The fat is heated in a pot or pan melting it if necessary, then the flour is added. The mixture is stirred until the flour is incorporated and then cooked until at least the point where a raw flour taste is no longer apparent and until desired color has been reached. The final results can range from the nearly white to the nearly black, depending on the length of time it is over the heat, and its intended use. The end result is a thickening and flavoring agent.
Roux is most often made with clarified butter as the fat base but it may be made with any edible fat. In the case of meat gravies, they are often made with rendered fat from the meat. In regional American cuisine, bacon is sometimes fried to produce fat to use in the roux. Vegetable oil is often used when producing dark roux as it does not burn at high temperatures like butter will.
When combining roux with water-based liquids, such as broth or milk, it is important that these liquids are not excessively hot. It is preferable to add room temperature or warm liquid into a moderately hot or warm roux. They should be added in small quantities to the roux while stirring, to ensure proper mixing. Otherwise, the mixture will be very lumpy, not homogeneous, and not properly thickened.
Cooks can cheat by adding a mixture of water and wheat flour to a dish which needs thickening since the heat of boiling water will release the starch from the flour, however this temperature is not high enough to eliminate the floury taste. A mixture of water and flour used in this way is colloquially known as cowboy roux and in modern cuisine it is called a white wash but is used infrequently since it imparts a flavor to the finished dish which a traditional haute cuisine chef would consider unacceptable
Light (or "white") roux provides little flavor other than a characteristic richness to a dish, and is used in French cooking and some gravies or pastries throughout the world. For example, classic Swabian (southwest German) cooking uses a darker roux for its "brown broth" (braune Brühe), which, in its simplest form, consists of nothing more than lard, flour, and water, with a bay leaf and salt for seasoning. Darker roux, sometimes referred to as "blond", "peanut-butter", or "chocolate" roux depending on the color achieved, add a distinct nutty flavor to a dish. Dark roux are often made with vegetable oils--which have a higher smoke point than butter--and are used in Cajun and Creole cuisine for gumbos and stews. The darker the roux, the less thickening power it has; a chocolate roux has about one-fourth the thickening power, by weight, of a white roux. A very dark roux, just shy of burning and turning black, has a distinctly reddish color and is sometimes referred to as "brick" roux.

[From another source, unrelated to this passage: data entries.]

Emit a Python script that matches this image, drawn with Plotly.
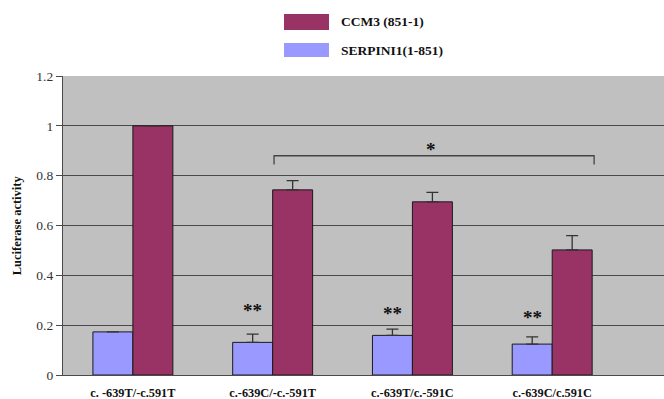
import plotly.graph_objects as go

# Genotype groups along the x axis
genotypes = ["c. -639T/-c.591T", "c.-639C/-c.-591T", "c.-639T/c.-591C", "c.-639C/c.591C"]

# Relative luciferase activity per construct (None = no error bar)
serpini1_vals = [0.173, 0.131, 0.159, 0.124]
serpini1_err = [None, 0.033, 0.025, 0.029]
ccm3_vals = [1.0, 0.743, 0.695, 0.502]
ccm3_err = [None, 0.037, 0.038, 0.057]

# Significance marks
double_star_y = [0.26, 0.248, 0.232]

BLUE = "#9999FF"
PLUM = "#993366"
GRID = "#4a4a4a"
SERIF = "Times New Roman, Liberation Serif, serif"

x_idx = list(range(len(genotypes)))

fig = go.Figure()
fig.add_trace(go.Bar(
    x=x_idx, y=serpini1_vals, name="SERPINI1(1-851)",
    marker=dict(color=BLUE, line=dict(color="#1a1a1a", width=1)),
    error_y=dict(type="data", symmetric=False, array=serpini1_err,
                 arrayminus=[0] * 4, color="#333333", thickness=1.3, width=6),
))
fig.add_trace(go.Bar(
    x=x_idx, y=ccm3_vals, name="CCM3 (851-1)",
    marker=dict(color=PLUM, line=dict(color="#1a1a1a", width=1)),
    error_y=dict(type="data", symmetric=False, array=ccm3_err,
                 arrayminus=[0] * 4, color="#333333", thickness=1.3, width=6),
))

annotations = []
# "**" above the SERPINI1 bars of groups 2-4
bar_w = 0.286
for i, yy in zip([1, 2, 3], double_star_y):
    annotations.append(dict(x=i - bar_w / 2, y=yy, xref="x", yref="y", text="<b>**</b>",
                            showarrow=False, font=dict(family=SERIF, size=19, color="#111")))
# Bracket over CCM3 bars of groups 2-4 with a single star
annotations.append(dict(x=2.13, y=0.905, xref="x", yref="y", text="<b>*</b>", showarrow=False,
                        font=dict(family=SERIF, size=19, color="#111")))

# Legend drawn as large swatches above the plot
legend_items = [("CCM3 (851-1)", PLUM, 14, 30), ("SERPINI1(1-851)", BLUE, 43, 57)]
shapes = []
for label, col, y0, y1 in legend_items:
    shapes.append(dict(type="rect", xref="paper", yref="paper",
                       x0=(284 - 63) / 601, x1=(329 - 63) / 601,
                       y0=(375 - y1) / 299, y1=(375 - y0) / 299,
                       fillcolor=col, line=dict(width=0)))
    annotations.append(dict(x=(339 - 63) / 601, y=(375 - (y0 + y1) / 2) / 299,
                            xref="paper", yref="paper", text=f"<b>{label}</b>", showarrow=False,
                            xanchor="left", yanchor="middle",
                            font=dict(family=SERIF, size=13.5, color="#111")))

shapes.append(dict(type="path", xref="x", yref="y",
                   path="M 1.01 0.845 L 1.01 0.88 L 3.3 0.88 L 3.3 0.845",
                   line=dict(color="#444444", width=1.3)))

annotations.append(dict(x=-0.077, y=0.5, xref="paper", yref="paper", text="<b>Luciferase activity</b>",
                        textangle=-90, showarrow=False, xanchor="center", yanchor="middle",
                        font=dict(family=SERIF, size=12.5, color="#111")))

fig.update_layout(
    width=664, height=399, autosize=False,
    margin=dict(l=63, r=0, t=76, b=24),
    paper_bgcolor="white", plot_bgcolor="#C0C0C0",
    barmode="group", bargap=0.428, bargroupgap=0,
    showlegend=False,
    shapes=shapes, annotations=annotations,
)
fig.update_xaxes(
    range=[-0.5, 3.8], tickmode="array", tickvals=x_idx,
    ticktext=[f"<b>{g}</b>" for g in genotypes],
    tickfont=dict(family=SERIF, size=12.3, color="#111"),
    showgrid=False, showline=True, linecolor=GRID, linewidth=1.3,
    ticks="", ticklabelstandoff=6, zeroline=False,
)
fig.update_yaxes(
    range=[0, 1.2], dtick=0.2, tickformat="~g",
    showgrid=True, gridcolor=GRID, gridwidth=1.3,
    showline=True, linecolor=GRID, linewidth=1.3,
    ticks="outside", ticklen=6, tickcolor=GRID,
    tickfont=dict(family=SERIF, size=13.5, color="#333"),
    zeroline=False,
)

fig.write_html("out.html")
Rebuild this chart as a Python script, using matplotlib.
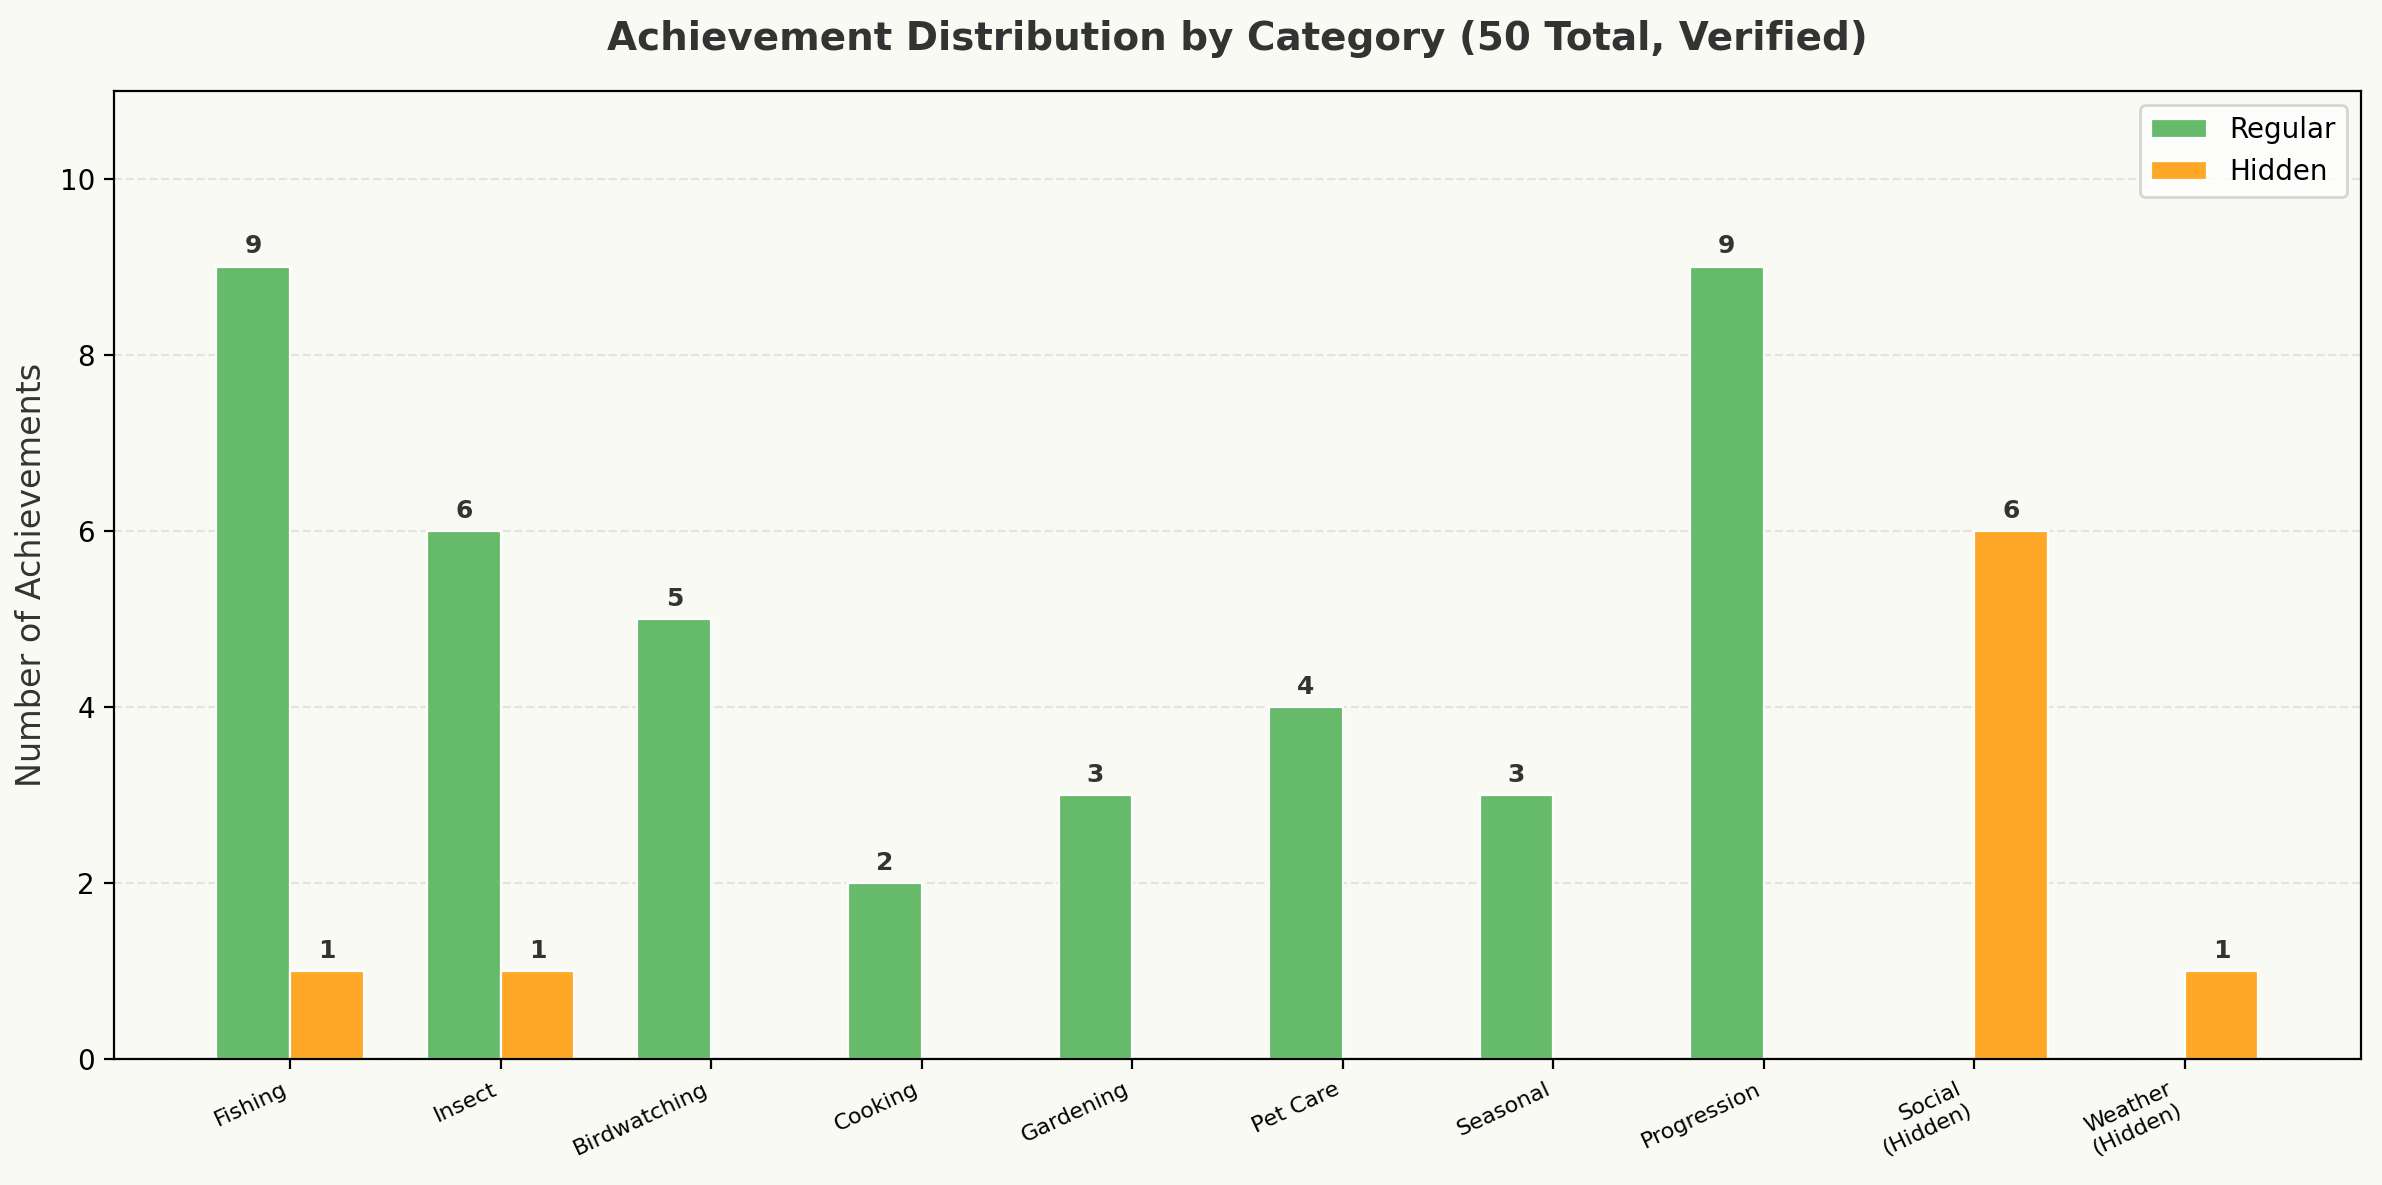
#import necessary libraries
import matplotlib
matplotlib.use("Agg")
import matplotlib.pyplot as plt
import numpy as np

#categories and counts
categories=['Fishing','Insect','Birdwatching','Cooking','Gardening','Pet Care',
            'Seasonal','Progression','Social\n(Hidden)','Weather\n(Hidden)']
regular=[9,6,5,2,3,4,3,9,0,0]
hidden=[1,1,0,0,0,0,0,0,6,1]

bg='#fafaf5'
x=np.arange(len(categories))
width=0.35

#set up the figure
fig,ax=plt.subplots(figsize=(11.91,5.925),dpi=200)
fig.patch.set_facecolor(bg)
ax.set_facecolor(bg)
fig.subplots_adjust(left=0.048,right=0.991,top=0.923,bottom=0.106)

#draw the bars
bars_r=ax.bar(x-width/2,regular,width,label='Regular',color='#66bb6a',edgecolor='white',linewidth=0.8)
bars_h=ax.bar(x+width/2,hidden,width,label='Hidden',color='#ffa726',edgecolor='white',linewidth=0.8)

#value labels above the non-empty bars
for bars in (bars_r,bars_h):
    for b in bars:
        h=b.get_height()
        if h>0:
            ax.text(b.get_x()+b.get_width()/2,h+0.1,str(int(h)),ha='center',va='bottom',
                    fontsize=9,fontweight='bold',color='#333333')

#axes, ticks and labels
ax.set_ylim(0,11)
ax.set_xticks(x)
ax.set_xticklabels(categories,rotation=25,ha='right',fontsize=8)
ax.tick_params(axis='y',labelsize=10)
ax.set_ylabel('Number of Achievements',fontsize=12,color='#333333')
ax.set_title('Achievement Distribution by Category (50 Total, Verified)',fontsize=14,
             fontweight='bold',color='#333333',pad=15)
ax.grid(axis='y',linestyle='--',alpha=0.3)
ax.set_axisbelow(True)
ax.legend(loc='upper right',fontsize=10)

#save the plot
plt.savefig('out.png',dpi=200,facecolor=bg)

As an alternative to roux, which is high in fat and very energy-dense, some Creole chefs have experimented with toasting flour without oil in a hot pan as an addition to gumbo. Cornstarch mixed with water (slurry), arrowroot, and other agents can be used in place of roux as well. These items do not contribute to the flavor of a dish and are used solely for thickening liquids. More recently, many chefs have turned to a group of naturally occurring chemicals known as hydrocolloids. In addition to being flavorless and possessing the ability to act as a thickening agent, the resulting texture is often superior, and only small amount is required for the desired effect.